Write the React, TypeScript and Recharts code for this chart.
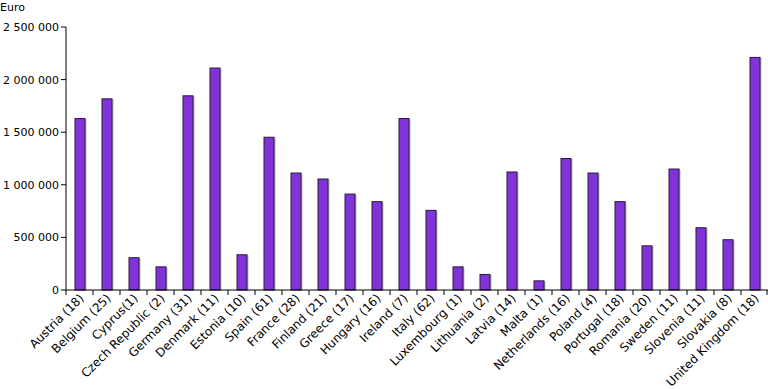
import React from 'react';
import { BarChart, Bar, XAxis, YAxis } from 'recharts';

const countries = [
  'Austria (18)', 'Belgium (25)', 'Cyprus(1)', 'Czech Republic (2)', 'Germany (31)', 'Denmark (11)',
  'Estonia (10)', 'Spain (61)', 'France (28)', 'Finland (21)', 'Greece (17)', 'Hungary (16)',
  'Ireland (7)', 'Italy (62)', 'Luxembourg (1)', 'Lithuania (2)', 'Latvia (14)', 'Malta (1)',
  'Netherlands (16)', 'Poland (4)', 'Portugal (18)', 'Romania (20)', 'Sweden (11)', 'Slovenia (11)',
  'Slovakia (8)', 'United Kingdom (18)',
];
const euros = [
  1630000, 1817000, 307000, 220000, 1846000, 2110000,
  335000, 1452000, 1112000, 1055000, 912000, 840000,
  1630000, 757000, 220000, 148000, 1122000, 87000,
  1250000, 1112000, 840000, 420000, 1150000, 592000,
  478000, 2211000,
];
const yTicks = [0, 500000, 1000000, 1500000, 2000000, 2500000];
const unitLabel = 'Euro';

const data = countries.map((c, i) => ({ name: c, value: euros[i] }));

const FONT = '"DejaVu Sans", Verdana, sans-serif';

const fmt = (v: number) => String(v).replace(/\B(?=(\d{3})+(?!\d))/g, ' ');

const XTick = (props: any) => {
  const { x, y, payload, index, visibleTicksCount } = props;
  const half = payload.offset || 13.5;
  const top = y - 8;
  const ax = x + 5;
  const ay = y + 1;
  return (
    <g>
      <line x1={x - half} y1={top} x2={x - half} y2={top + 5} stroke="#000" />
      {index === visibleTicksCount - 1 && (
        <line x1={x + half - 1} y1={top} x2={x + half - 1} y2={top + 5} stroke="#000" />
      )}
      <text
        x={ax}
        y={ay}
        transform={`rotate(-45, ${ax}, ${ay})`}
        textAnchor="end"
        fontSize={12}
        fontFamily={FONT}
        fill="#000"
      >
        {payload.value}
      </text>
    </g>
  );
};

const BarShape = (props: any) => {
  const { x, y, width, height } = props;
  if (!height || height <= 0) return null;
  return (
    <g>
      <rect x={x + 1.5} y={y + 0.5} width={width} height={height} fill="#b8b8b8" />
      <rect x={x} y={y} width={width} height={height} fill="#8033D8" stroke="#2a1a40" strokeWidth={1} />
    </g>
  );
};

export default function App() {
  return (
    <div style={{ position: 'absolute', left: 0, top: 0, width: 768, height: 389, background: '#fff' }}>
      <div
        style={{
          position: 'absolute',
          left: 0,
          top: 0,
          fontFamily: FONT,
          fontSize: 11,
          lineHeight: '16px',
          color: '#000',
        }}
      >
        {unitLabel}
      </div>
      <BarChart
        width={768}
        height={389}
        data={data}
        margin={{ top: 27, right: 0, bottom: 0, left: 0 }}
        barCategoryGap={0}
      >
        <XAxis
          dataKey="name"
          interval={0}
          height={99}
          axisLine={{ stroke: '#000' }}
          tickLine={false}
          tick={<XTick />}
        />
        <YAxis
          width={66}
          domain={[0, 2500000]}
          ticks={yTicks}
          tickFormatter={fmt}
          axisLine={{ stroke: '#000' }}
          tickLine={{ stroke: '#000' }}
          tickSize={5}
          tick={{ fontSize: 11, fontFamily: FONT, fill: '#000' }}
          interval={0}
        />
        <Bar dataKey="value" barSize={10} shape={<BarShape />} isAnimationActive={false} />
      </BarChart>
    </div>
  );
}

------------------------------

* _TASK PROMPT_
All of the material above should be reproduced exactly, except the pictures.

* _SOLUTION TO THIS PROBLEM_
Write the React, TypeScript and Recharts code for this chart.
import React from 'react';
import { BarChart, Bar, XAxis, YAxis } from 'recharts';

const countries = [
  'Austria (18)', 'Belgium (25)', 'Cyprus(1)', 'Czech Republic (2)', 'Germany (31)', 'Denmark (11)',
  'Estonia (10)', 'Spain (61)', 'France (28)', 'Finland (21)', 'Greece (17)', 'Hungary (16)',
  'Ireland (7)', 'Italy (62)', 'Luxembourg (1)', 'Lithuania (2)', 'Latvia (14)', 'Malta (1)',
  'Netherlands (16)', 'Poland (4)', 'Portugal (18)', 'Romania (20)', 'Sweden (11)', 'Slovenia (11)',
  'Slovakia (8)', 'United Kingdom (18)',
];
const euros = [
  1630000, 1817000, 307000, 220000, 1846000, 2110000,
  335000, 1452000, 1112000, 1055000, 912000, 840000,
  1630000, 757000, 220000, 148000, 1122000, 87000,
  1250000, 1112000, 840000, 420000, 1150000, 592000,
  478000, 2211000,
];
const yTicks = [0, 500000, 1000000, 1500000, 2000000, 2500000];
const unitLabel = 'Euro';

const data = countries.map((c, i) => ({ name: c, value: euros[i] }));

const FONT = '"DejaVu Sans", Verdana, sans-serif';

const fmt = (v: number) => String(v).replace(/\B(?=(\d{3})+(?!\d))/g, ' ');

const XTick = (props: any) => {
  const { x, y, payload, index, visibleTicksCount } = props;
  const half = payload.offset || 13.5;
  const top = y - 8;
  const ax = x + 5;
  const ay = y + 1;
  return (
    <g>
      <line x1={x - half} y1={top} x2={x - half} y2={top + 5} stroke="#000" />
      {index === visibleTicksCount - 1 && (
        <line x1={x + half - 1} y1={top} x2={x + half - 1} y2={top + 5} stroke="#000" />
      )}
      <text
        x={ax}
        y={ay}
        transform={`rotate(-45, ${ax}, ${ay})`}
        textAnchor="end"
        fontSize={12}
        fontFamily={FONT}
        fill="#000"
      >
        {payload.value}
      </text>
    </g>
  );
};

const BarShape = (props: any) => {
  const { x, y, width, height } = props;
  if (!height || height <= 0) return null;
  return (
    <g>
      <rect x={x + 1.5} y={y + 0.5} width={width} height={height} fill="#b8b8b8" />
      <rect x={x} y={y} width={width} height={height} fill="#8033D8" stroke="#2a1a40" strokeWidth={1} />
    </g>
  );
};

export default function App() {
  return (
    <div style={{ position: 'absolute', left: 0, top: 0, width: 768, height: 389, background: '#fff' }}>
      <div
        style={{
          position: 'absolute',
          left: 0,
          top: 0,
          fontFamily: FONT,
          fontSize: 11,
          lineHeight: '16px',
          color: '#000',
        }}
      >
        {unitLabel}
      </div>
      <BarChart
        width={768}
        height={389}
        data={data}
        margin={{ top: 27, right: 0, bottom: 0, left: 0 }}
        barCategoryGap={0}
      >
        <XAxis
          dataKey="name"
          interval={0}
          height={99}
          axisLine={{ stroke: '#000' }}
          tickLine={false}
          tick={<XTick />}
        />
        <YAxis
          width={66}
          domain={[0, 2500000]}
          ticks={yTicks}
          tickFormatter={fmt}
          axisLine={{ stroke: '#000' }}
          tickLine={{ stroke: '#000' }}
          tickSize={5}
          tick={{ fontSize: 11, fontFamily: FONT, fill: '#000' }}
          interval={0}
        />
        <Bar dataKey="value" barSize={10} shape={<BarShape />} isAnimationActive={false} />
      </BarChart>
    </div>
  );
}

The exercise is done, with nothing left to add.